Be that as it may, Columba, as he is often known, established a monastery on the island of Iona off the coast of Scotland, and has a very special place in the history of these islands.
But Columba has another claim to fame: he was one of the first, allegedly, to see the Loch Ness monster. His biographer, Adamnan, tells of a journey Columba undertook to visit Brude, the Pictish king, at his fort beside Loch Ness.
Returning across the water, Columba saw a man being buried, the victim of an attack by a kind of water beast, and just as the saint hove in sight, the monster reappeared and threatened a second victim. Columba raised his hand, made the sign of the cross, and told the beast "Begone!". The monster promptly abandoned its attack and fled.

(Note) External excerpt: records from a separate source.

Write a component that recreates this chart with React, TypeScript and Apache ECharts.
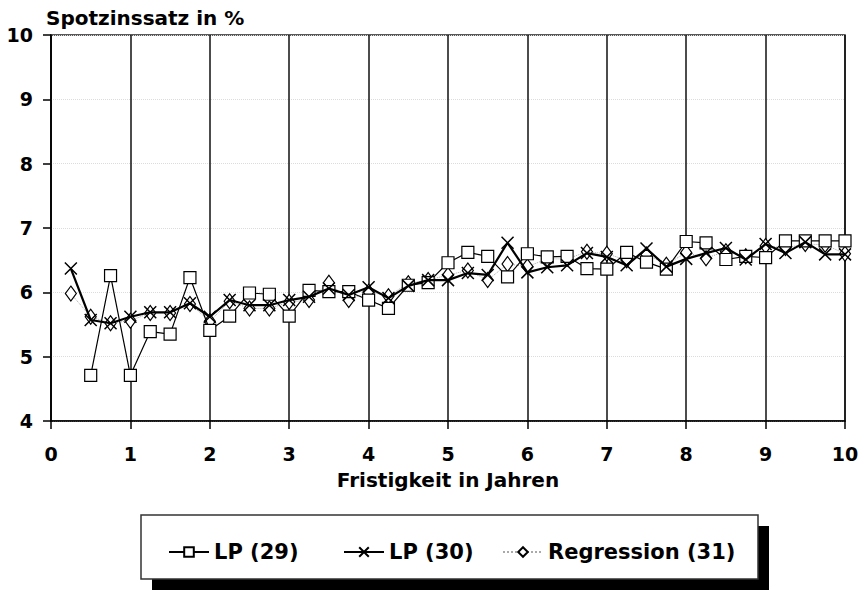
import React, { useEffect, useRef } from "react";
import * as echarts from "echarts";

const maturities = [0.25, 0.5, 0.75, 1, 1.25, 1.5, 1.75, 2, 2.25, 2.5, 2.75, 3, 3.25, 3.5, 3.75, 4, 4.25, 4.5, 4.75, 5, 5.25, 5.5, 5.75, 6, 6.25, 6.5, 6.75, 7, 7.25, 7.5, 7.75, 8, 8.25, 8.5, 8.75, 9, 9.25, 9.5, 9.75, 10];

const lp29 = [null, 4.71, 6.26, 4.71, 5.39, 5.35, 6.23, 5.41, 5.63, 5.99, 5.97, 5.63, 6.03, 6.01, 6.01, 5.88, 5.75, 6.11, 6.15, 6.46, 6.62, 6.56, 6.24, 6.6, 6.55, 6.56, 6.37, 6.36, 6.62, 6.47, 6.36, 6.79, 6.77, 6.51, 6.56, 6.54, 6.8, 6.8, 6.8, 6.8];

const lp30 = [6.37, 5.57, 5.52, 5.62, 5.69, 5.69, 5.83, 5.62, 5.88, 5.8, 5.8, 5.88, 5.93, 6.06, 5.96, 6.08, 5.91, 6.1, 6.19, 6.19, 6.3, 6.27, 6.77, 6.31, 6.39, 6.42, 6.61, 6.55, 6.42, 6.68, 6.4, 6.52, 6.61, 6.69, 6.51, 6.75, 6.61, 6.78, 6.59, 6.59];

const regression = [5.98, 5.62, 5.52, 5.56, 5.68, 5.68, 5.82, 5.55, 5.86, 5.75, 5.75, 5.85, 5.88, 6.15, 5.88, 6.01, 5.94, 6.14, 6.19, 6.27, 6.34, 6.19, 6.44, 6.4, 6.52, 6.52, 6.63, 6.6, 6.5, 6.59, 6.43, 6.62, 6.53, 6.64, 6.56, 6.72, 6.69, 6.75, 6.74, 6.6];

const seriesNames = ["LP (29)", "LP (30)", "Regression (31)"];
const yAxisTitle = "Spotzinssatz in %";
const xAxisTitle = "Fristigkeit in Jahren";

const FONT = "'DejaVu Sans', sans-serif";

function pairs(vals: (number | null)[]) {
  return maturities.map((m, i) => [m, vals[i] === null ? "-" : vals[i]]);
}

export default function App() {
  const ref = useRef<HTMLDivElement>(null);
  useEffect(() => {
    if (!ref.current) return;
    const chart = echarts.init(ref.current, null, { renderer: "svg" });
    const legendText = { fontFamily: FONT, fontWeight: "bold", fontSize: 21, color: "#000", lineHeight: 24 };
    const legendBase = { top: 535, itemWidth: 40, itemHeight: 12, textStyle: legendText, z: 10, selectedMode: false };
    chart.setOption({
      animation: false,
      backgroundColor: "#fff",
      grid: { left: 51, right: 18, top: 35, bottom: 169, show: true, borderColor: "#222", borderWidth: 1.5, backgroundColor: "transparent" },
      graphic: [
        { type: "text", left: 46, top: 8, style: { text: yAxisTitle, font: `bold 20px ${FONT}`, fill: "#000" } },
        { type: "rect", z: 1, shape: { x: 152, y: 526, width: 617, height: 64 }, style: { fill: "#000" } },
        { type: "rect", z: 2, shape: { x: 141, y: 515, width: 617, height: 64 }, style: { fill: "#fff", stroke: "#333", lineWidth: 1.5 } },
      ],
      legend: [
        { ...legendBase, left: 163, data: [seriesNames[0]] },
        { ...legendBase, left: 338, data: [seriesNames[1]] },
        { ...legendBase, left: 497, data: [seriesNames[2]] },
      ],
      xAxis: {
        type: "value",
        min: 0,
        max: 10,
        interval: 1,
        name: xAxisTitle,
        nameLocation: "middle",
        nameGap: 49,
        nameTextStyle: { fontFamily: FONT, fontWeight: "bold", fontSize: 20, color: "#000" },
        axisLine: { lineStyle: { color: "#000", width: 1.5 } },
        axisTick: { show: true, length: 8, lineStyle: { color: "#000", width: 1.5 } },
        axisLabel: { margin: 23, fontFamily: FONT, fontWeight: "bold", fontSize: 19, color: "#000" },
        splitLine: { show: true, lineStyle: { color: "#111", width: 1.5 } },
      },
      yAxis: {
        type: "value",
        min: 4,
        max: 10,
        interval: 1,
        axisLine: { show: true, lineStyle: { color: "#000", width: 1.5 } },
        axisTick: { show: true, length: 8, lineStyle: { color: "#000", width: 1.5 } },
        axisLabel: { margin: 18, fontFamily: FONT, fontWeight: "bold", fontSize: 19, color: "#000" },
        splitLine: { show: true, lineStyle: { color: "#dcdcdc", width: 1, type: "dotted" } },
      },
      series: [
        {
          name: seriesNames[2],
          type: "line",
          data: pairs(regression),
          symbol: "diamond",
          symbolSize: [11, 15],
          lineStyle: { color: "#aaa", width: 1, type: "dotted" },
          itemStyle: { color: "#fff", borderColor: "#000", borderWidth: 1.2 },
          z: 2,
        },
        {
          name: seriesNames[0],
          type: "line",
          data: pairs(lp29),
          connectNulls: false,
          symbol: "rect",
          symbolSize: 12,
          lineStyle: { color: "#000", width: 1.2 },
          itemStyle: { color: "#fff", borderColor: "#000", borderWidth: 1.2 },
          z: 3,
        },
        {
          name: seriesNames[1],
          type: "line",
          data: pairs(lp30),
          symbol: "path://M0,0L10,10M10,0L0,10",
          symbolSize: 12,
          lineStyle: { color: "#000", width: 2.2 },
          itemStyle: { color: "none", borderColor: "#000", borderWidth: 1.5 },
          z: 4,
        },
      ],
    });
    return () => chart.dispose();
  }, []);
  return <div ref={ref} style={{ position: "fixed", left: 0, top: 0, width: 863, height: 590 }} />;
}
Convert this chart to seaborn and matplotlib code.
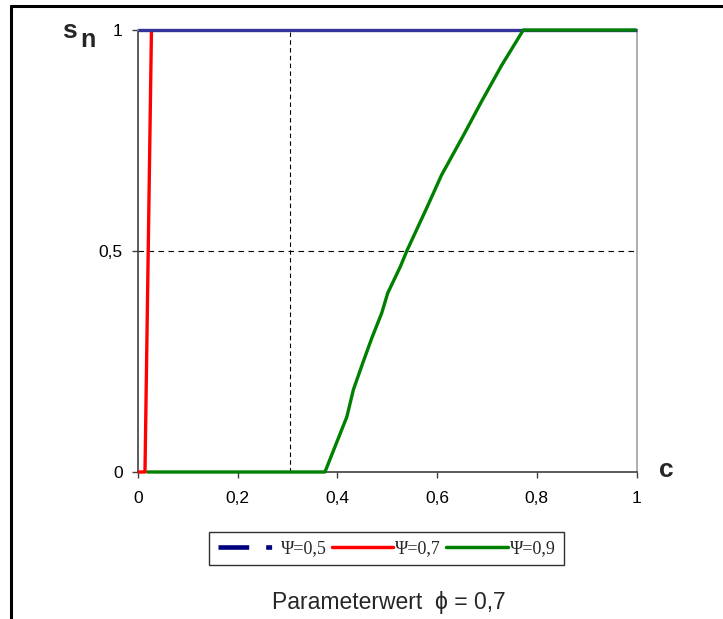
import seaborn as sns
import matplotlib.pyplot as plt
import pandas as pd
from matplotlib.lines import Line2D

# Werte
c_05 = [0.0, 1.0]
s_05 = [1.0, 1.0]
c_07 = [0.0, 0.014, 0.027]
s_07 = [0.0, 0.0, 1.0]
c_09 = [0.0175, 0.375, 0.419, 0.432, 0.451, 0.469, 0.489, 0.501, 0.526, 0.540,
        0.579, 0.609, 0.653, 0.689, 0.730, 0.773, 1.0]
s_09 = [0.0, 0.0, 0.125, 0.186, 0.247, 0.303, 0.360, 0.405, 0.464, 0.502,
        0.597, 0.672, 0.762, 0.838, 0.921, 1.0, 1.0]
labels = ["\u03a8=0,5", "\u03a8=0,7", "\u03a8=0,9"]
x_ticks = [0, 0.2, 0.4, 0.6, 0.8, 1.0]
x_ticklabels = ["0", "0,2", "0,4", "0,6", "0,8", "1"]
y_ticks = [0, 0.5, 1.0]
y_ticklabels = ["0", "0,5", "1"]
c_ref = 0.305

df = pd.concat([
    pd.DataFrame({"c": c_05, "s": s_05, "psi": labels[0]}),
    pd.DataFrame({"c": c_07, "s": s_07, "psi": labels[1]}),
    pd.DataFrame({"c": c_09, "s": s_09, "psi": labels[2]}),
], ignore_index=True)

sns.set_style("white")
plt.rcParams["font.family"] = ["Liberation Sans", "DejaVu Sans"]

fig = plt.figure(figsize=(7.23, 6.19), dpi=100)
ax = fig.add_axes([138 / 723, 1 - 472 / 619, 498.5 / 723, 442 / 619])

line_cols = {labels[0]: "#333399", labels[1]: "#ff0000", labels[2]: "#008000"}
sns.lineplot(data=df, x="c", y="s", hue="psi", palette=line_cols,
             estimator=None, sort=False, linewidth=2.4, legend=False, ax=ax)
for ln, z in zip(ax.lines, [3.2, 3.1, 3.3]):
    ln.set_clip_on(False)
    ln.set_solid_capstyle("butt")
    ln.set_zorder(z)

# Hilfslinien
ax.axhline(0.5, color="black", lw=0.8, ls=(0, (5, 4)), zorder=0.5)
ax.axvline(c_ref, color="black", lw=0.8, ls=(0, (4, 3)), zorder=0.5)

ax.set_xlim(0, 1)
ax.set_ylim(0, 1)
ax.set_xticks(x_ticks)
ax.set_xticklabels(x_ticklabels)
ax.set_yticks(y_ticks)
ax.set_yticklabels(y_ticklabels)
ax.tick_params(axis="both", direction="out", length=4, width=1, colors="#404040",
               labelcolor="black", labelsize=12.5)
ax.tick_params(axis="x", pad=10, bottom=True)
ax.tick_params(axis="y", pad=7, left=True)
ax.set_xlabel("")
ax.set_ylabel("")
for side in ["left", "bottom"]:
    ax.spines[side].set_color("#404040")
    ax.spines[side].set_linewidth(1.2)
for side in ["right", "top"]:
    ax.spines[side].set_color("#a0a0a0")
    ax.spines[side].set_linewidth(1.2)

# Achsenbeschriftungen
fig.text(62 / 723, 1 - 38 / 619, "s", fontsize=19, fontweight="bold", va="baseline")
fig.text(80 / 723, 1 - 47 / 619, "n", fontsize=18, fontweight="bold", va="baseline")
fig.text(659 / 723, 1 - 477 / 619, "c", fontsize=19, fontweight="bold", va="baseline")

# Legende
handles = [
    Line2D([], [], color="#000080", lw=3.3, ls=(0, (6.7, 3.7, 1.3, 10)),
           solid_capstyle="butt", dash_capstyle="butt"),
    Line2D([], [], color="#ff0000", lw=2.5),
    Line2D([], [], color="#008000", lw=2.5),
]
leg = fig.legend(handles, labels, loc="center", bbox_to_anchor=(386.5 / 723, 1 - 548.5 / 619),
                 ncol=3, fancybox=False, framealpha=1, edgecolor="#303030",
                 handlelength=3.4, handletextpad=0.1, columnspacing=0.3,
                 borderpad=0.45, prop={"family": "Liberation Serif", "size": 13})
leg.get_frame().set_linewidth(1.0)

fig.text(389 / 723, 1 - 609 / 619, "Parameterwert  \u03d5 = 0,7", fontsize=16.5,
         ha="center", va="baseline", family=["Liberation Sans", "DejaVu Sans"])

# Rahmen
fig.add_artist(Line2D([11 / 723, 11 / 723], [0, 1 - 6 / 619], color="black", lw=2.2,
                      transform=fig.transFigure))
fig.add_artist(Line2D([11 / 723, 1], [1 - 6 / 619, 1 - 6 / 619], color="black", lw=2.2,
                      transform=fig.transFigure))

fig.savefig("out.png", dpi=100)
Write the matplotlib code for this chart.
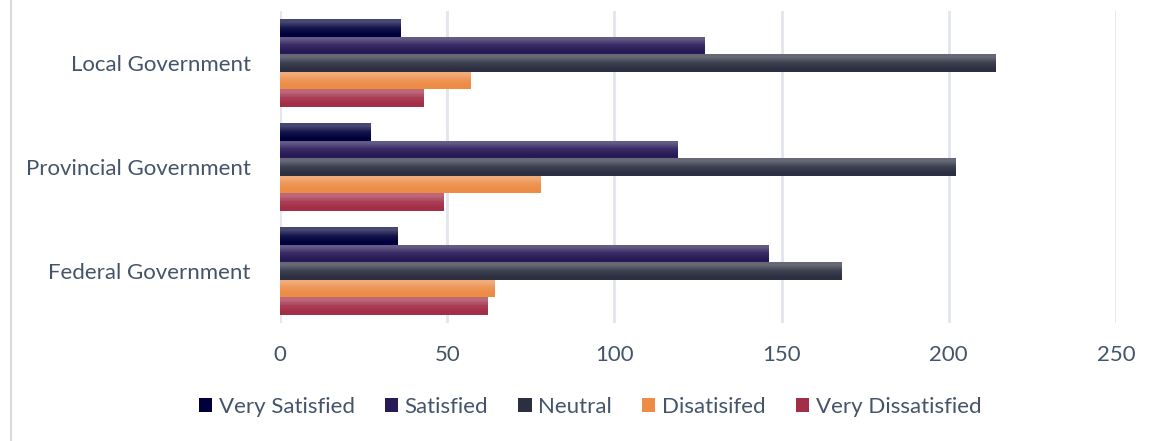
import matplotlib.pyplot as plt
import numpy as np
from matplotlib.colors import to_rgb
from matplotlib.lines import Line2D

# data
categories = ['Federal Government', 'Provincial Government', 'Local Government']
series = ['Very Satisfied', 'Satisfied', 'Neutral', 'Disatisifed', 'Very Dissatisfied']
very_satisfied = [35, 27, 36]
satisfied = [146, 119, 127]
neutral = [168, 202, 214]
disatisifed = [64, 78, 57]
very_dissatisfied = [62, 49, 43]
xticks = [0, 50, 100, 150, 200, 250]

values = [very_satisfied, satisfied, neutral, disatisifed, very_dissatisfied]
colors = ['#00003C', '#281A57', '#2B2F40', '#EC8C45', '#A32E47']
txt = '#44546A'

plt.rcParams['font.family'] = ['Lato', 'DejaVu Sans']

fig = plt.figure(figsize=(11.51, 4.41), dpi=100)
ax = fig.add_axes([280/1151, 118/441, 836/1151, 312/441])

y = np.arange(len(categories))
h = 0.169

def lighten(c, f):
    r = np.array(to_rgb(c))
    return tuple(r + (1 - r) * f)

for i, (vals, col) in enumerate(zip(values, colors)):
    offs = (2 - i) * h
    bars = ax.barh(y + offs, vals, height=h, color=col, label=series[i], zorder=2)
    # vertical gradient on each bar, lighter at the top
    grad = np.array([[lighten(col, 0.28)], [lighten(col, 0.08)], [to_rgb(col)]])
    for b in bars:
        x0, y0 = b.get_x(), b.get_y()
        w, hh = b.get_width(), b.get_height()
        im = ax.imshow(grad, extent=(x0, x0 + w, y0, y0 + hh), origin='upper',
                       aspect='auto', interpolation='bilinear', zorder=3)
        im.set_clip_path(b)

ax.set_xlim(0, 250)
ax.set_ylim(-0.5, 2.5)
ax.set_xticks(xticks)
ax.set_yticks(y)
ax.set_yticklabels(categories)
ax.grid(axis='x', color='#E1E5EC', linewidth=2, zorder=0)
ax.set_axisbelow(True)
for s in ax.spines.values():
    s.set_visible(False)
ax.tick_params(axis='both', length=0, labelsize=16, labelcolor=txt)
ax.tick_params(axis='x', pad=16)
ax.tick_params(axis='y', pad=21)

handles, labels = ax.get_legend_handles_labels()
fig.legend(handles, labels, loc='center', bbox_to_anchor=(590/1151, 1 - 407/441),
           ncol=5, frameon=False, fontsize=16, labelcolor=txt,
           handlelength=0.6, handleheight=0.6, handletextpad=0.3, columnspacing=1.35)

# light chart-area border
fig.add_artist(Line2D([10.5/1151, 10.5/1151], [0, 1], transform=fig.transFigure,
                      color='#D9D9D9', linewidth=1.5))

fig.savefig('out.png', dpi=100)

Nothing further was heard of the Loch Ness monster until 1933. On July 22nd that year, a couple driving down the road between from Dores to Inverfarigaig saw a large cumbersome animal cross the road ahead of them, and disappear into the Loch. The apparition attracted much publicity, and there have been numerous "sightings", even photographs, of a long necked monster in or near the Loch in the intervening years.
Meteorologists have a possible explanation for some of the periodic appearances of Nessie and other similar phenomena: they think that what people really see may be a water-devil - and lest this seem like "a rose by any other name", let me explain.
A water-devil is a whirlwind, poor relation of the waterspout, which is in turn a water-based and weaker version of a tornado. The water-devil is the gentlest of these phenomena, and has a lifetime of anything from one to 10 minutes; it is closely related to the more familiar dust-devil which forms over land in very hot weather. Despite its relative lack of ferocity, a water-devil is capable, nonetheless, of agitating the underlying water into a seething cauldron of activity, and of sucking up spray and water-weed to some considerable height.
Could it be that occasional water-devils of this kind, moving slowly across the surface of a lake and producing the appearance of a long narrow solid-looking "neck", that behind the reported sightings of Nessie and other "monsters" of the lake?